> Your goal
Set down each line of the material that follows, exactly, with no pictures.

> Provided entries

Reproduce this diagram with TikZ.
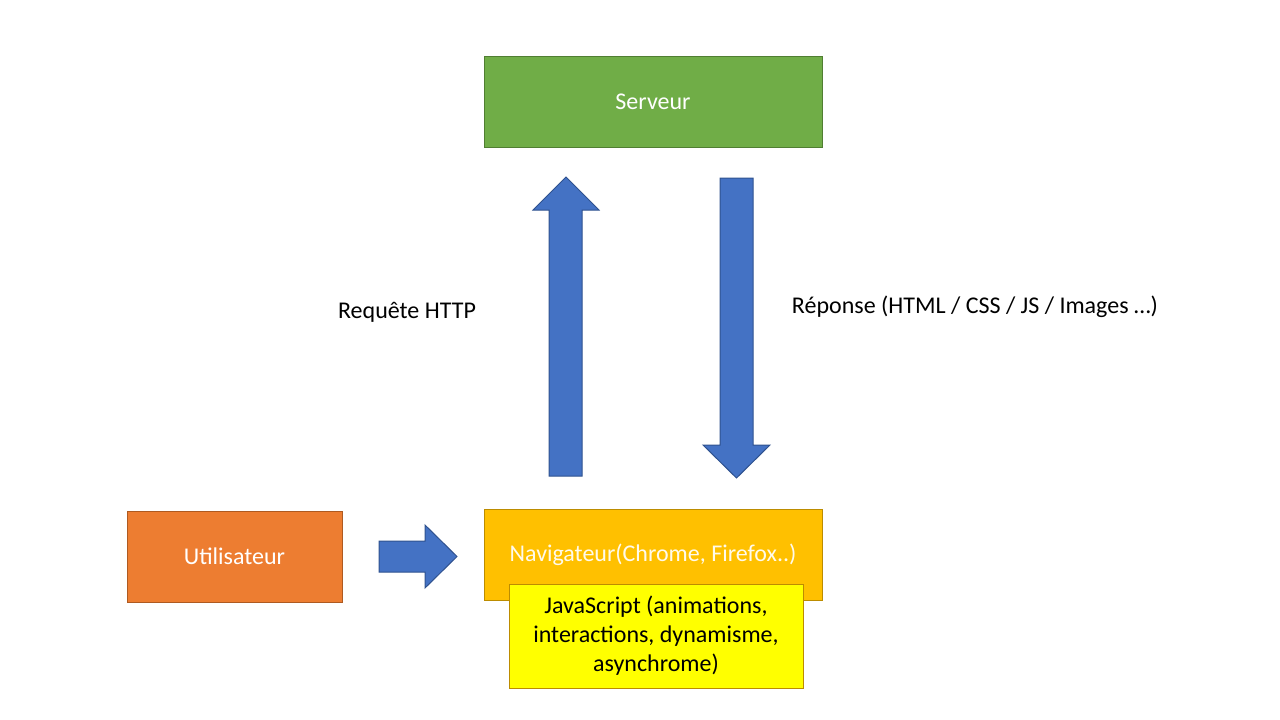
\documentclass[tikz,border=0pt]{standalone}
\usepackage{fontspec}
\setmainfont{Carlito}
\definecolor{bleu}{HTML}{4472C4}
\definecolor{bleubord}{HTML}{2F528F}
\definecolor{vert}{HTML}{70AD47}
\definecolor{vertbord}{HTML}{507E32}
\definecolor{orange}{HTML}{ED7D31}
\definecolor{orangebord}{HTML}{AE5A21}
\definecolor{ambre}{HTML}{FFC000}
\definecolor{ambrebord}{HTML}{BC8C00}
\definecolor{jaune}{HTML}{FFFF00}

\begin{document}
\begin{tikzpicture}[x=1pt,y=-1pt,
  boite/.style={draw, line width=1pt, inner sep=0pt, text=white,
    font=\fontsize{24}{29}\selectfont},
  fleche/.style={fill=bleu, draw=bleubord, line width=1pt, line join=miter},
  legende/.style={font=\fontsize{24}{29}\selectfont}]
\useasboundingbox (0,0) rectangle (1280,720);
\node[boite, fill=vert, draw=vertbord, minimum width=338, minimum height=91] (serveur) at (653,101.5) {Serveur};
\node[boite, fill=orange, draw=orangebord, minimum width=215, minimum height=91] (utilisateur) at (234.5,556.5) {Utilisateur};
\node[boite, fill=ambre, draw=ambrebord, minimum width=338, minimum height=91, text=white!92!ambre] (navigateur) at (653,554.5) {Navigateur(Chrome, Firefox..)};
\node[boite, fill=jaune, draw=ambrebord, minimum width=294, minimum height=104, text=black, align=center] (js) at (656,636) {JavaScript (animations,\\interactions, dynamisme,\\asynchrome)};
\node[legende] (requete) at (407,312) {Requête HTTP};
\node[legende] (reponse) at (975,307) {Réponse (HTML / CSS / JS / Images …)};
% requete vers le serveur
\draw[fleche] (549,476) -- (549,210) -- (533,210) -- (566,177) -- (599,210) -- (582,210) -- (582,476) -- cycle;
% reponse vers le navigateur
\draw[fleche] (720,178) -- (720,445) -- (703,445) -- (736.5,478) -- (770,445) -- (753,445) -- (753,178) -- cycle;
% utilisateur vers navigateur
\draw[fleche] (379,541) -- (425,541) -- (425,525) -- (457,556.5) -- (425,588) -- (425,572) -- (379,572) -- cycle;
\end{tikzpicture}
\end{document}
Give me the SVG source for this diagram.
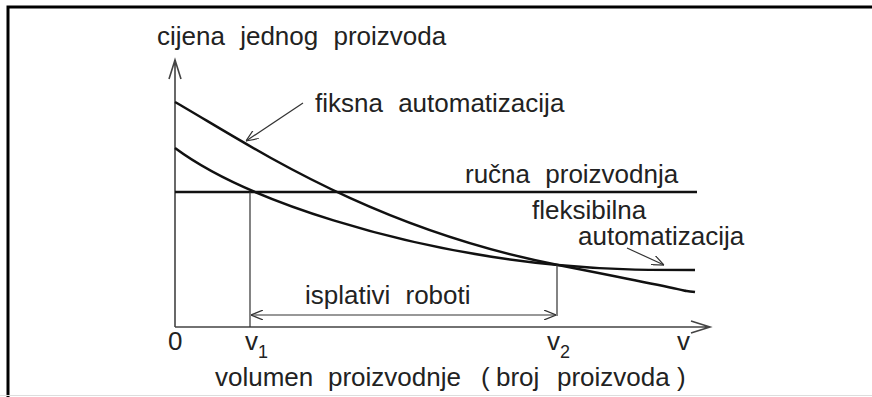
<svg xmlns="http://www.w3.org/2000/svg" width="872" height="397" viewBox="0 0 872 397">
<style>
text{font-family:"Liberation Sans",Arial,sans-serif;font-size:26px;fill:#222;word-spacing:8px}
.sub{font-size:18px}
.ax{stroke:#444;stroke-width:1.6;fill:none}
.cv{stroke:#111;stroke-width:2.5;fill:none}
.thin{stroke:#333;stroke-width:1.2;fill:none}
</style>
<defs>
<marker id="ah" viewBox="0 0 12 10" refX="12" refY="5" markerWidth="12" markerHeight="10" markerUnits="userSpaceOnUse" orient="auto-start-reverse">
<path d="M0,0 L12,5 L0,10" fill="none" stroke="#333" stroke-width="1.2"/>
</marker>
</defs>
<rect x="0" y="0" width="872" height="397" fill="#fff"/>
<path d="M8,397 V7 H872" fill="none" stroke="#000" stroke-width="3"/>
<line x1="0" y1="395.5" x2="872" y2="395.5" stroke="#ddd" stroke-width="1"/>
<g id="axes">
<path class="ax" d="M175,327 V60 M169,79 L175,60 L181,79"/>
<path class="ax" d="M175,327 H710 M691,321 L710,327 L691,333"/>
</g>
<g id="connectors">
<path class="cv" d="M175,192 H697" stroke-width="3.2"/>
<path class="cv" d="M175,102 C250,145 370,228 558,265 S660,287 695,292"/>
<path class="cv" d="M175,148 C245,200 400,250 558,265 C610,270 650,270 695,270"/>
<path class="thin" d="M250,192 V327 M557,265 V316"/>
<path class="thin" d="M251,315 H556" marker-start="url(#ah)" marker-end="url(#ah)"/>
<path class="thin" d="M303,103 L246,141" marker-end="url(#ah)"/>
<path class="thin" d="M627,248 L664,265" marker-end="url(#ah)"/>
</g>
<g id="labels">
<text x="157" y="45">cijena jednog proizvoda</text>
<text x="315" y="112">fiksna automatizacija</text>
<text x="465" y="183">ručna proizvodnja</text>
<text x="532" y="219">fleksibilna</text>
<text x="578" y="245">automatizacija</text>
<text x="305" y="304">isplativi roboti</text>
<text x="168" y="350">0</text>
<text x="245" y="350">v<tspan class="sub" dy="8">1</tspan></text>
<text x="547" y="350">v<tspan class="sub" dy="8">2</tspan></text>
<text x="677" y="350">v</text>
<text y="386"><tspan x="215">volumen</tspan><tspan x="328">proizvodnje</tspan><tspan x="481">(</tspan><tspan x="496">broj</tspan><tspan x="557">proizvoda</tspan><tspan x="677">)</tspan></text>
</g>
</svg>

> Output of the exercise
Reproduce this diagram with TikZ.
\documentclass[tikz,border=0pt]{standalone}
\usepackage{fontspec}
\setmainfont{Carlito}
\definecolor{bleu}{HTML}{4472C4}
\definecolor{bleubord}{HTML}{2F528F}
\definecolor{vert}{HTML}{70AD47}
\definecolor{vertbord}{HTML}{507E32}
\definecolor{orange}{HTML}{ED7D31}
\definecolor{orangebord}{HTML}{AE5A21}
\definecolor{ambre}{HTML}{FFC000}
\definecolor{ambrebord}{HTML}{BC8C00}
\definecolor{jaune}{HTML}{FFFF00}

\begin{document}
\begin{tikzpicture}[x=1pt,y=-1pt,
  boite/.style={draw, line width=1pt, inner sep=0pt, text=white,
    font=\fontsize{24}{29}\selectfont},
  fleche/.style={fill=bleu, draw=bleubord, line width=1pt, line join=miter},
  legende/.style={font=\fontsize{24}{29}\selectfont}]
\useasboundingbox (0,0) rectangle (1280,720);
\node[boite, fill=vert, draw=vertbord, minimum width=338, minimum height=91] (serveur) at (653,101.5) {Serveur};
\node[boite, fill=orange, draw=orangebord, minimum width=215, minimum height=91] (utilisateur) at (234.5,556.5) {Utilisateur};
\node[boite, fill=ambre, draw=ambrebord, minimum width=338, minimum height=91, text=white!92!ambre] (navigateur) at (653,554.5) {Navigateur(Chrome, Firefox..)};
\node[boite, fill=jaune, draw=ambrebord, minimum width=294, minimum height=104, text=black, align=center] (js) at (656,636) {JavaScript (animations,\\interactions, dynamisme,\\asynchrome)};
\node[legende] (requete) at (407,312) {Requête HTTP};
\node[legende] (reponse) at (975,307) {Réponse (HTML / CSS / JS / Images …)};
% requete vers le serveur
\draw[fleche] (549,476) -- (549,210) -- (533,210) -- (566,177) -- (599,210) -- (582,210) -- (582,476) -- cycle;
% reponse vers le navigateur
\draw[fleche] (720,178) -- (720,445) -- (703,445) -- (736.5,478) -- (770,445) -- (753,445) -- (753,178) -- cycle;
% utilisateur vers navigateur
\draw[fleche] (379,541) -- (425,541) -- (425,525) -- (457,556.5) -- (425,588) -- (425,572) -- (379,572) -- cycle;
\end{tikzpicture}
\end{document}
Give me the SVG source for this diagram.
<svg xmlns="http://www.w3.org/2000/svg" width="872" height="397" viewBox="0 0 872 397">
<style>
text{font-family:"Liberation Sans",Arial,sans-serif;font-size:26px;fill:#222;word-spacing:8px}
.sub{font-size:18px}
.ax{stroke:#444;stroke-width:1.6;fill:none}
.cv{stroke:#111;stroke-width:2.5;fill:none}
.thin{stroke:#333;stroke-width:1.2;fill:none}
</style>
<defs>
<marker id="ah" viewBox="0 0 12 10" refX="12" refY="5" markerWidth="12" markerHeight="10" markerUnits="userSpaceOnUse" orient="auto-start-reverse">
<path d="M0,0 L12,5 L0,10" fill="none" stroke="#333" stroke-width="1.2"/>
</marker>
</defs>
<rect x="0" y="0" width="872" height="397" fill="#fff"/>
<path d="M8,397 V7 H872" fill="none" stroke="#000" stroke-width="3"/>
<line x1="0" y1="395.5" x2="872" y2="395.5" stroke="#ddd" stroke-width="1"/>
<g id="axes">
<path class="ax" d="M175,327 V60 M169,79 L175,60 L181,79"/>
<path class="ax" d="M175,327 H710 M691,321 L710,327 L691,333"/>
</g>
<g id="connectors">
<path class="cv" d="M175,192 H697" stroke-width="3.2"/>
<path class="cv" d="M175,102 C250,145 370,228 558,265 S660,287 695,292"/>
<path class="cv" d="M175,148 C245,200 400,250 558,265 C610,270 650,270 695,270"/>
<path class="thin" d="M250,192 V327 M557,265 V316"/>
<path class="thin" d="M251,315 H556" marker-start="url(#ah)" marker-end="url(#ah)"/>
<path class="thin" d="M303,103 L246,141" marker-end="url(#ah)"/>
<path class="thin" d="M627,248 L664,265" marker-end="url(#ah)"/>
</g>
<g id="labels">
<text x="157" y="45">cijena jednog proizvoda</text>
<text x="315" y="112">fiksna automatizacija</text>
<text x="465" y="183">ručna proizvodnja</text>
<text x="532" y="219">fleksibilna</text>
<text x="578" y="245">automatizacija</text>
<text x="305" y="304">isplativi roboti</text>
<text x="168" y="350">0</text>
<text x="245" y="350">v<tspan class="sub" dy="8">1</tspan></text>
<text x="547" y="350">v<tspan class="sub" dy="8">2</tspan></text>
<text x="677" y="350">v</text>
<text y="386"><tspan x="215">volumen</tspan><tspan x="328">proizvodnje</tspan><tspan x="481">(</tspan><tspan x="496">broj</tspan><tspan x="557">proizvoda</tspan><tspan x="677">)</tspan></text>
</g>
</svg>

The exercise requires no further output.